Besides the primary accused Usman Mirza, the four co-accused who have been sent to jail for life-term included Hafiz Ataur Rehman, Adaras Qayyum Butt, Mohib Bangash and Farhan Shaheen.

Two accused Umar Bilal and Rehan Hassan Mughal have been acquitted over insufficient evidence.

In January this year, the case had taken a dramatic turn leading to a public outrage when the woman complainant presented before the court and told she was not interested in the proceedings to go further.

She, in fact, retracted her statement against the accused telling the trial court that she did not even know the guys and saw them for the first time in a police station.

She further told the court that the investigation officer (IO) had taken her thumb impressions on blank papers.

State becomes party

After the woman complainant’s back-tracking the state had to step in and become a party.

There was a public outrage when the news that the victim was backing out appeared in the media and the general perception was that the poor victims had done so because of the influence of the accused.

On this, the government had to step in and Parliamentary Secretary for Law Maleeka Bokhari assured that the state would take up the case as it had “irrefutable video and forensic evidence on record.”

“The video of Usman Mirza (primary accused) has been verified by the Pakistan Science Foundation, and we have photogrammetry (pertaining to the technique for making measurements through photographs) evidence,” she had said in a statement.

The court has also ordered the convicts to pay a fine of Rs200,000 (Dh4,045) each.
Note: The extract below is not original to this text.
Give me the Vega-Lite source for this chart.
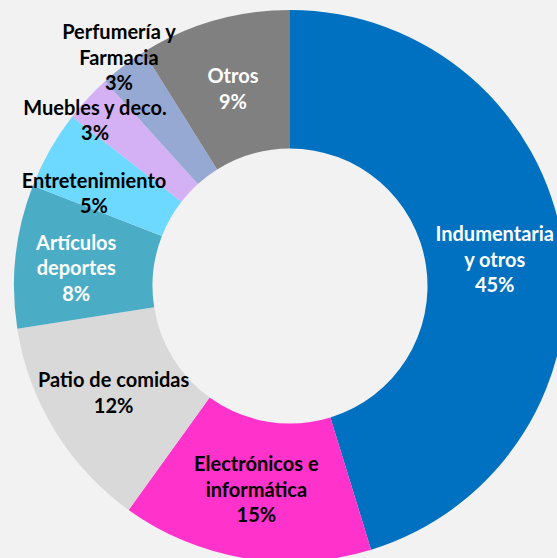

In case of non-payment, they would undergo six months of simple imprisonment.

They have also been sentenced to seven years in prison for criminal intimidation and three years for intending to insult the modesty of a woman.

This is the first such case of criminal nature in which a sentence has been passed on the basis of irrefutable video evidence.

After the verdict was announced, Pakistan’s Information Minister Fawad Chaudhry took to social media and welcomed the judgment.

This is a positive development that modern technology is being used to identify and convict the accused and would help the courts to announce similar verdicts in Sialkot lynching of the Sri Lankan national and other cases, said Chaudhry in his post on social media.